Handling parameters without variability is also discussed here.

Set all SAEM iterations to zero in one click

The icon on the bottom left provides a shortcut to set all SAEM iterations to zero (in all three phases). This is convenient if the user wish to skip the estimation of the population parameters and keep the initial estimates as population estimates to run the other tasks, since running SAEM first is mandatory. It is not equivalent to fixing all population parameters, since standard errors are not estimated for fixed parameters, while they will be estimated for the initial estimates in this case. The action can be easily reversed with the second shortcut to reset default SAEM iterations.

 

Good practice, troubleshooting and tips

Choosing to enable or disable the simulated annealing

As the simulated annealing option permits to more surely find the global maximum, it should be used during the first runs, when the initial values may be quite far from the final estimates.
On the other side, the simulated annealing option may keep the omega values artificially high, even after a large number of SAEM iterations. This may prevent the identification of parameters for which the variability is in fact zero and lead to NaN in the standard errors. So once good initial values have been found and there is no risk to fall in a local maximum, the simulated annealing option can be disabled. Below we show an example where removing the simulated annealing permits to identify parameters for which the inter-individual variability can be removed.

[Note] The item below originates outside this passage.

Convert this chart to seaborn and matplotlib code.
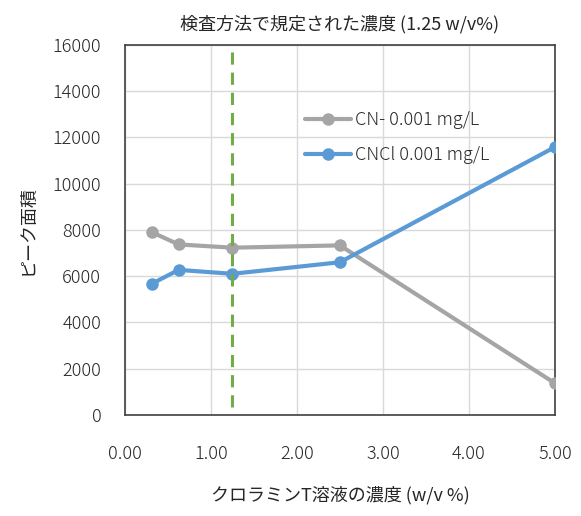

Example: The dataset used in the tobramycin case study is quite sparse. In these conditions, we expect that estimating the inter-individual variability for all parameters will be difficult. In this case, the estimation can be done in two steps, as shown below for a two-compartments model on this dataset:

  • First, we run SAEM with the simulated annealing option (default setting), which facilitates the convergence towards the global maximum. All four parameters V, k, k12 and k21 have random effects. The estimated parameters are shown below:

The parameters omega_k12 and omega_k21 have high standard errors, suggesting that the variability is difficult to estimate. The omega_k12 and omega_k21 values themselves are also high (100% inter-individual variability), suggesting that they may have been kept too high due to the simulated annealing.

  • As a second step, we use the last estimates as new initial values (as shown here), and run SAEM again after disabling the simulated annealing option. On the plot showing the convergence of SAEM, we can see omega_V, omega_k12 and omega_k21 decreasing to very low values. The data is too sparse to correctly identify the inter-individual variability for V, k12 and k21. Thus, their random effects can be removed, but the random effect of k can be kept.

Note that because the omega_V, omega_k12 and omega_k21 parameters decrease without stabilizing, the convergence indicator does the same.